Erneuerbare Energien in Südostasien

Auch die Frage der Energieversorgung ist eine, die soziale Frage, Gesundheit und Klimapolitik mit menschenrechtlichen Aspekten regionaler Integration verknüpft. Khuong Minh Phuong analysiert die Entwicklung erneuerbarer Energien in Südostasien und zeigt auf, welches Potential Sonne, Wind und Biomasse als Alternative zu Kohle bieten. Der Ausbau Erneuerbare Energieträger könnte Luftqualität verbessern, dezentrale Energieversorgung ermöglichen, sowie CO2-Emmissionen reduzieren.

Es sind vor allem sozial benachteiligte Gruppen, die die ökologischen Konsequenzen von unreguliertem Wirtschaftswachstum und Profit-Orientierung zu tragen haben.

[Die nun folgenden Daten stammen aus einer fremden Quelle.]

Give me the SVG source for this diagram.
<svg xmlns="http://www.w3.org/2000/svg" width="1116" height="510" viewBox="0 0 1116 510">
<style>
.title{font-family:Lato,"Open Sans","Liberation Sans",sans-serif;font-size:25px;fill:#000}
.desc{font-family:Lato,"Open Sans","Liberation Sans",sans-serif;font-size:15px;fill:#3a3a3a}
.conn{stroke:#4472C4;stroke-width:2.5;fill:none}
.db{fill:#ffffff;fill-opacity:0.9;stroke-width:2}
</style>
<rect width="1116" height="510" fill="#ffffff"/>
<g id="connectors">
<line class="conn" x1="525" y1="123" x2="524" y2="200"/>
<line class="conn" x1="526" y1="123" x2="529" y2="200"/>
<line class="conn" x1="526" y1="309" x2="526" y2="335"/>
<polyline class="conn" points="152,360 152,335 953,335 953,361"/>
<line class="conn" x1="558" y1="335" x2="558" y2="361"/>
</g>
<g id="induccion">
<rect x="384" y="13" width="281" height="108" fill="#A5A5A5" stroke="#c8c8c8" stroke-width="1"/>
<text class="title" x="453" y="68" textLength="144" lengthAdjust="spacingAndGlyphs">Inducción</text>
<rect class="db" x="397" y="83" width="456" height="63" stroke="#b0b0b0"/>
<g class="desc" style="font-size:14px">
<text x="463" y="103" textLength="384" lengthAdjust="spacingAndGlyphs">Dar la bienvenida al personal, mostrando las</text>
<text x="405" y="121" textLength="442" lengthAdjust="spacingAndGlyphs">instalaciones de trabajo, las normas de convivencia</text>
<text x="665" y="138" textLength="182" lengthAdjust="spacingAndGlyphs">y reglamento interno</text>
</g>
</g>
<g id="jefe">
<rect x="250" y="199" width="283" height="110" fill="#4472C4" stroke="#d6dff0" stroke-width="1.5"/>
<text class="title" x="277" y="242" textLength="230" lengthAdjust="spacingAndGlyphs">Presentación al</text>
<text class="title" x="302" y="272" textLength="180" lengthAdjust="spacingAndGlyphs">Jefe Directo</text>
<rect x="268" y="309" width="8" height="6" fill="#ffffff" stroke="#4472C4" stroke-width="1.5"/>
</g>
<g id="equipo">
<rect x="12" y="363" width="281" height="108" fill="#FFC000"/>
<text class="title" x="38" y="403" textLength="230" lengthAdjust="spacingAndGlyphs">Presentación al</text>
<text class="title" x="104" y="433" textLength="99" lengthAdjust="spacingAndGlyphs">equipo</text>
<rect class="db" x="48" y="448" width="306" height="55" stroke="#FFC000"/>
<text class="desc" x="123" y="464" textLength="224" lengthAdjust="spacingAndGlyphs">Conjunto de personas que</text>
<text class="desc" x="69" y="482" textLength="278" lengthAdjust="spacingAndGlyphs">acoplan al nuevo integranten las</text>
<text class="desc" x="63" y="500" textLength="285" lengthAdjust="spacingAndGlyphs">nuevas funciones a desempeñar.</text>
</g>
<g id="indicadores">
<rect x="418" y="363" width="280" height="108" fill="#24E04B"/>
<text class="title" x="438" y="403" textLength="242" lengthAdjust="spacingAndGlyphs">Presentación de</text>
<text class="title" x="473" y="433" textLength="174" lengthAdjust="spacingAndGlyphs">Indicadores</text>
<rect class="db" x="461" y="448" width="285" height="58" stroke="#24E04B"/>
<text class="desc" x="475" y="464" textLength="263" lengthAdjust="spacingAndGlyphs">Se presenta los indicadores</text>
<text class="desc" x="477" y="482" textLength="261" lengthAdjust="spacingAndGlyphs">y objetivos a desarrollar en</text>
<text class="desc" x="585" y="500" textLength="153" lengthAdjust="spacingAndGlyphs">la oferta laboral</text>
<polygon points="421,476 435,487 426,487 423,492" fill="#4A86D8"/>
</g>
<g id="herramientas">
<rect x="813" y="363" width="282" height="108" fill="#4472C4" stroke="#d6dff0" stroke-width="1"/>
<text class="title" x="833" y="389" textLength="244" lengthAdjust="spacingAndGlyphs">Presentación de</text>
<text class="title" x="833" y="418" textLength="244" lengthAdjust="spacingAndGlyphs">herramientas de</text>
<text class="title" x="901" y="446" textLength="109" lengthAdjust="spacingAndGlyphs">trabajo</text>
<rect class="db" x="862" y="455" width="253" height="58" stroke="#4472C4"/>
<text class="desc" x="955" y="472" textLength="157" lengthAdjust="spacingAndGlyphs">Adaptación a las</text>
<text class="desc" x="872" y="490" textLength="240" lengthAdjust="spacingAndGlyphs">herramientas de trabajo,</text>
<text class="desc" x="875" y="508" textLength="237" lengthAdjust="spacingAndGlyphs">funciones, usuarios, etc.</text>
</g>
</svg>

In der zum Dossier gehörenden Podcastserie zeigen wir, wie großangelegte Landwirtschafts- und Industriebestrebungen die Umwelt zerstören und damit den Lebensraum der Menschen bedrohen.

Beispiele hierfür sind die lang-schwelenden Flächenbrände (Haze) in der Region, die zur Rodung von Flächen für die Errichtung großflächiger Palmölplantagen gezielt gelegt werden. Diese Flächenbrände entlassen riesige Mengen CO2 in die Atmosphäre und gefährden darüber hinaus die Gesundheit der betroffenen Bevölkerung.

Vorangetrieben werden solche Entwicklungen von einer Ideologie des Wachstums und Konsums, die auch durch die Nutzung von Worten wie „nachhaltig“ in den Institutionen der ASEAN nicht grüner wird.

Die Beiträge sind lediglich Schlaglichter auf Debatten, die weit umfangreicher geführt werden, als sie hier dargestellt werden können. Wir hoffen, sie regen beim Lesen, Hören und Sehen zu Interesse an einer diversen und politisch wichtigen Region an und geben Impulse, sich auch außerhalb von Jubiläen weiter mit ASEAN, Südostasien und Fragen der sozial-ökologischen Gerechtigkeit auseinanderzusetzen.